Write the listing below out again exactly, dropping the images.

---- SUPPLIED DATA

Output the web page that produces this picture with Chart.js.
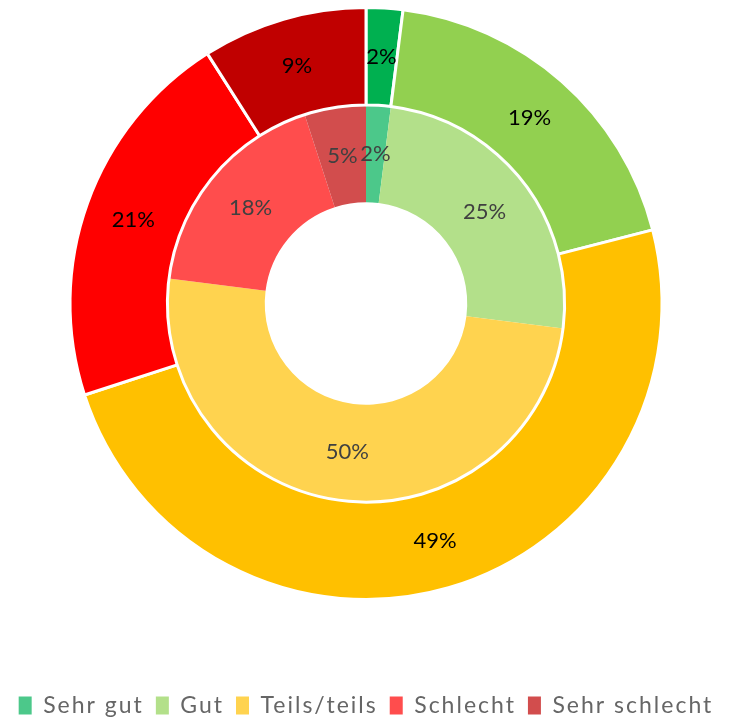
<!DOCTYPE html>
<html><head><meta charset="utf-8">
<script src="https://cdn.jsdelivr.net/npm/chart.js@4"></script>
<style>html,body{margin:0;padding:0;background:#fff}#wrap{width:748px;height:722px}</style>
</head><body><div id="wrap"><canvas id="c" width="748" height="722"></canvas></div>
<script>
const categories = ["Sehr gut", "Gut", "Teils/teils", "Schlecht", "Sehr schlecht"];
const outerValues = [2, 19, 49, 21, 9];
const innerValues = [2, 25, 50, 18, 5];
const outerColors = ["#00B050", "#92D050", "#FFC000", "#FF0000", "#C00000"];
const innerColors = ["#4CC88A", "#B3E08A", "#FFD34F", "#FF4D4D", "#D24D4D"];

const spacingPlugin = {
  id: 'legendSpacing',
  beforeInit(chart) { chart.ctx.letterSpacing = '2px'; },
  beforeLayout(chart) { chart.ctx.letterSpacing = '2px'; },
  beforeDraw(chart) { chart.ctx.letterSpacing = '2px'; }
};

const labelPlugin = {
  id: 'arcLabels',
  afterDatasetsDraw(chart) {
    const ctx = chart.ctx;
    ctx.save();
    ctx.letterSpacing = '0px';
    ctx.font = '22px Lato, "Open Sans", sans-serif';
    ctx.textAlign = 'center';
    ctx.textBaseline = 'middle';
    chart.data.datasets.forEach((ds, di) => {
      const meta = chart.getDatasetMeta(di);
      ctx.fillStyle = di === 0 ? '#000000' : '#404040';
      meta.data.forEach((arc, i) => {
        const p = arc.tooltipPosition();
        ctx.fillText(ds.data[i] + '%', p.x, p.y);
      });
    });
    ctx.restore();
  }
};

new Chart(document.getElementById('c'), {
  type: 'doughnut',
  data: {
    labels: categories,
    datasets: [
      { data: outerValues, backgroundColor: outerColors, borderColor: '#ffffff', borderWidth: 3 },
      { data: innerValues, backgroundColor: innerColors, borderColor: innerColors, borderWidth: 0 }
    ]
  },
  options: {
    responsive: false,
    animation: false,
    cutout: '34.2%',
    layout: { padding: { top: 6, left: 0, right: 16, bottom: -5 } },
    plugins: {
      tooltip: { enabled: false },
      legend: {
        position: 'bottom',
        title: { display: true, text: ' ', padding: { top: 69, bottom: 0 }, font: { size: 10 } },
        labels: {
          font: { size: 23, family: 'Lato, "Open Sans", sans-serif' },
          color: '#595959',
          boxWidth: 13,
          boxHeight: 18,
          padding: 12,
          generateLabels(chart) {
            return categories.map((c, i) => ({
              text: c, fillStyle: innerColors[i], strokeStyle: innerColors[i], lineWidth: 0, index: i, hidden: false
            }));
          }
        }
      }
    }
  },
  plugins: [spacingPlugin, labelPlugin]
});
</script></body></html>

--------

SOLUTION FOR THIS TASK ->
Output the web page that produces this picture with Chart.js.
<!DOCTYPE html>
<html><head><meta charset="utf-8">
<script src="https://cdn.jsdelivr.net/npm/chart.js@4"></script>
<style>html,body{margin:0;padding:0;background:#fff}#wrap{width:748px;height:722px}</style>
</head><body><div id="wrap"><canvas id="c" width="748" height="722"></canvas></div>
<script>
const categories = ["Sehr gut", "Gut", "Teils/teils", "Schlecht", "Sehr schlecht"];
const outerValues = [2, 19, 49, 21, 9];
const innerValues = [2, 25, 50, 18, 5];
const outerColors = ["#00B050", "#92D050", "#FFC000", "#FF0000", "#C00000"];
const innerColors = ["#4CC88A", "#B3E08A", "#FFD34F", "#FF4D4D", "#D24D4D"];

const spacingPlugin = {
  id: 'legendSpacing',
  beforeInit(chart) { chart.ctx.letterSpacing = '2px'; },
  beforeLayout(chart) { chart.ctx.letterSpacing = '2px'; },
  beforeDraw(chart) { chart.ctx.letterSpacing = '2px'; }
};

const labelPlugin = {
  id: 'arcLabels',
  afterDatasetsDraw(chart) {
    const ctx = chart.ctx;
    ctx.save();
    ctx.letterSpacing = '0px';
    ctx.font = '22px Lato, "Open Sans", sans-serif';
    ctx.textAlign = 'center';
    ctx.textBaseline = 'middle';
    chart.data.datasets.forEach((ds, di) => {
      const meta = chart.getDatasetMeta(di);
      ctx.fillStyle = di === 0 ? '#000000' : '#404040';
      meta.data.forEach((arc, i) => {
        const p = arc.tooltipPosition();
        ctx.fillText(ds.data[i] + '%', p.x, p.y);
      });
    });
    ctx.restore();
  }
};

new Chart(document.getElementById('c'), {
  type: 'doughnut',
  data: {
    labels: categories,
    datasets: [
      { data: outerValues, backgroundColor: outerColors, borderColor: '#ffffff', borderWidth: 3 },
      { data: innerValues, backgroundColor: innerColors, borderColor: innerColors, borderWidth: 0 }
    ]
  },
  options: {
    responsive: false,
    animation: false,
    cutout: '34.2%',
    layout: { padding: { top: 6, left: 0, right: 16, bottom: -5 } },
    plugins: {
      tooltip: { enabled: false },
      legend: {
        position: 'bottom',
        title: { display: true, text: ' ', padding: { top: 69, bottom: 0 }, font: { size: 10 } },
        labels: {
          font: { size: 23, family: 'Lato, "Open Sans", sans-serif' },
          color: '#595959',
          boxWidth: 13,
          boxHeight: 18,
          padding: 12,
          generateLabels(chart) {
            return categories.map((c, i) => ({
              text: c, fillStyle: innerColors[i], strokeStyle: innerColors[i], lineWidth: 0, index: i, hidden: false
            }));
          }
        }
      }
    }
  },
  plugins: [spacingPlugin, labelPlugin]
});
</script></body></html>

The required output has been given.